The atlasdb container is up and running. However, I cannot from localhost using the default username and password. For Broadsea 3.0 these should match the WEBAPI_DATASOURCE_USERNAME and WEBAPI_DATASOURCE_PASSWORD in the .env file right? In R I get the following error:

Error in rJava::.jcall(jdbcDriver, "Ljava/sql/Connection;", "connect",  : 
  org.postgresql.util.PSQLException: Connection to 127.0.0.1:5432 refused. Check that the hostname and port are correct and that the postmaster is accepting TCP/IP connections.

Also when I check the WebAPI logs, I now notice the following error:

ERROR main org.springframework.boot.SpringApplication - [] - Application startup failed
org.springframework.beans.factory.BeanCreationException: Error creating bean with name 'oidcConfCreator': Injection of autowired dependencies failed; nested exception is java.lang.IllegalArgumentException: Circular placeholder reference 'security.oid.customParams' in property definitions

Edit: I’m able to connect to the database directly from within the atlasdb container, using: psql --host localhost --username postgres --password

It should be the same credentials, yes.

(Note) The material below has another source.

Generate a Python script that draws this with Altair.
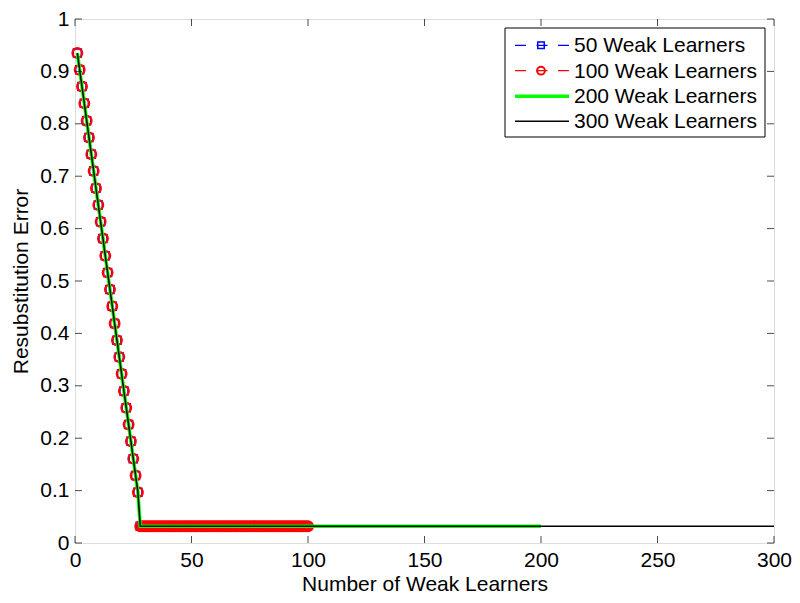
import altair as alt
import pandas as pd

# ---- data ----
series_names = ["50 Weak Learners", "100 Weak Learners", "200 Weak Learners", "300 Weak Learners"]
series_lengths = [50, 100, 200, 300]
series_colors = ["#0000ff", "#ff0000", "#00ff00", "#000000"]
# resubstitution error for learners 1..28 (identical for all four runs)
descent = [0.935, 0.903, 0.871, 0.839, 0.806, 0.774, 0.742, 0.710, 0.677, 0.645,
           0.613, 0.581, 0.548, 0.516, 0.484, 0.452, 0.419, 0.387, 0.355, 0.323,
           0.290, 0.258, 0.226, 0.194, 0.161, 0.129, 0.097, 0.032]
plateau = 0.032  # error stays here after learner 28
x_ticks = [0, 50, 100, 150, 200, 250, 300]
y_ticks = [0, 0.1, 0.2, 0.3, 0.4, 0.5, 0.6, 0.7, 0.8, 0.9, 1]

rows = []
for name, n in zip(series_names, series_lengths):
    for i in range(1, n + 1):
        rows.append({"series": name, "x": i,
                     "y": descent[i - 1] if i <= len(descent) else plateau})
df = pd.DataFrame(rows)

FONT = "Liberation Sans"
FS = 21
W, H = 699, 524

xs = alt.Scale(domain=[0, 300], nice=False)
ys = alt.Scale(domain=[0, 1], nice=False)

xaxis = alt.Axis(values=x_ticks, format="d", ticks=False, domain=False, grid=False,
                 labelPadding=23, labelBaseline="alphabetic", labelFontSize=FS,
                 labelColor="black", title="Number of Weak Learners", titleFontSize=FS,
                 titleFontWeight="normal", titleColor="black", titleBaseline="alphabetic",
                 titleY=47, labelFlush=False)
yaxis = alt.Axis(values=y_ticks, format="~g", ticks=False, domain=False, grid=False,
                 labelPadding=6, labelFontSize=FS, labelColor="black",
                 title="Resubstitution Error", titleFontSize=FS, titleFontWeight="normal",
                 titleColor="black", titleBaseline="alphabetic", titleX=-48, titleY=262,
                 titleAngle=-90, labelFlush=False)

base = alt.Chart(df)

def sel(name):
    return base.transform_filter(alt.datum.series == name)

SQ_SIZE, CI_SIZE = 64, 95
DASH = [11, 6]

layers = []
# 50 learners: blue dashed with squares
layers.append(sel(series_names[0]).mark_line(color=series_colors[0], strokeWidth=1.3,
              strokeDash=DASH).encode(x=alt.X("x:Q", scale=xs, axis=xaxis),
                                      y=alt.Y("y:Q", scale=ys, axis=yaxis)))
layers.append(sel(series_names[0]).mark_point(shape="square", color=series_colors[0],
              filled=False, size=SQ_SIZE, strokeWidth=1.5, opacity=1)
              .encode(x=alt.X("x:Q", scale=xs), y=alt.Y("y:Q", scale=ys)))
# 100 learners: red dashed with circles
layers.append(sel(series_names[1]).mark_line(color=series_colors[1], strokeWidth=1.3,
              strokeDash=DASH).encode(x=alt.X("x:Q", scale=xs), y=alt.Y("y:Q", scale=ys)))
layers.append(sel(series_names[1]).mark_point(shape="circle", color=series_colors[1],
              filled=False, size=CI_SIZE, strokeWidth=2.2, opacity=1)
              .encode(x=alt.X("x:Q", scale=xs), y=alt.Y("y:Q", scale=ys)))
# 200 learners: thick green
layers.append(sel(series_names[2]).mark_line(color=series_colors[2], strokeWidth=3.5)
              .encode(x=alt.X("x:Q", scale=xs), y=alt.Y("y:Q", scale=ys)))
# 300 learners: thin black
layers.append(sel(series_names[3]).mark_line(color=series_colors[3], strokeWidth=1.5)
              .encode(x=alt.X("x:Q", scale=xs), y=alt.Y("y:Q", scale=ys)))

# inward tick marks on all four sides
xt = alt.Chart(pd.DataFrame({"t": x_ticks}))
yt = alt.Chart(pd.DataFrame({"t": y_ticks}))
layers.append(xt.mark_tick(orient="vertical", color="black", size=7, thickness=1, yOffset=-3.5)
              .encode(x=alt.X("t:Q", scale=xs), y=alt.datum(0, scale=ys)))
layers.append(xt.mark_tick(orient="vertical", color="black", size=7, thickness=1, yOffset=3.5)
              .encode(x=alt.X("t:Q", scale=xs), y=alt.datum(1, scale=ys)))
layers.append(yt.mark_tick(orient="horizontal", color="black", size=7, thickness=1, xOffset=3.5)
              .encode(y=alt.Y("t:Q", scale=ys), x=alt.datum(0, scale=xs)))
layers.append(yt.mark_tick(orient="horizontal", color="black", size=7, thickness=1, xOffset=-3.5)
              .encode(y=alt.Y("t:Q", scale=ys), x=alt.datum(300, scale=xs)))

# legend box
one = alt.Chart(pd.DataFrame({"a": [0]}))
LX = 430
layers.append(one.mark_rect(fill="white", stroke="black", strokeWidth=1)
              .encode(x=alt.value(LX), x2=alt.value(LX + 260), y=alt.value(9), y2=alt.value(118)))
row_y = [26.3, 51.7, 77.3, 102.3]
dashes = [[11, 10.5], [11, 10.5], None, None]
widths = [1.3, 1.3, 3.5, 1.5]
shapes = ["square", "circle", None, None]
msizes = [42, 60, None, None]
for i, name in enumerate(series_names):
    kw = dict(color=series_colors[i], strokeWidth=widths[i])
    if dashes[i]:
        kw["strokeDash"] = dashes[i]
    layers.append(one.mark_rule(**kw).encode(x=alt.value(LX + 10), x2=alt.value(LX + 64),
                                             y=alt.value(row_y[i])))
    if shapes[i]:
        layers.append(one.mark_point(shape=shapes[i], color=series_colors[i], filled=False,
                                     size=msizes[i], strokeWidth=2 if i == 1 else 1.5, opacity=1)
                      .encode(x=alt.value(LX + 36), y=alt.value(row_y[i])))
    layers.append(one.mark_text(align="left", baseline="middle", fontSize=FS, font=FONT,
                                color="black")
                  .encode(x=alt.value(LX + 69), y=alt.value(row_y[i] + 1), text=alt.value(name)))

chart = alt.layer(*layers).properties(
    width=W, height=H,
    autosize=alt.AutoSizeParams(type="none"),
    padding={"left": 67, "top": 11, "right": 18, "bottom": 52},
    background="white",
).configure_view(stroke="black", strokeWidth=1).configure(font=FONT)

chart.save("out.html", embed_options={"renderer": "svg", "actions": False})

So when you say within the container, you mean that using docker exec or using the terminal provided by the Docker GUI for that container, right?

From outside of the container, from your actual local machine, you cannot get the psql command to run? Do you have any firewall settings enabled that prevent port 5432?

That circular reference is worrying, we just added a PR that handles custom params, so I’m hoping we didn’t introduce an issue with that.

t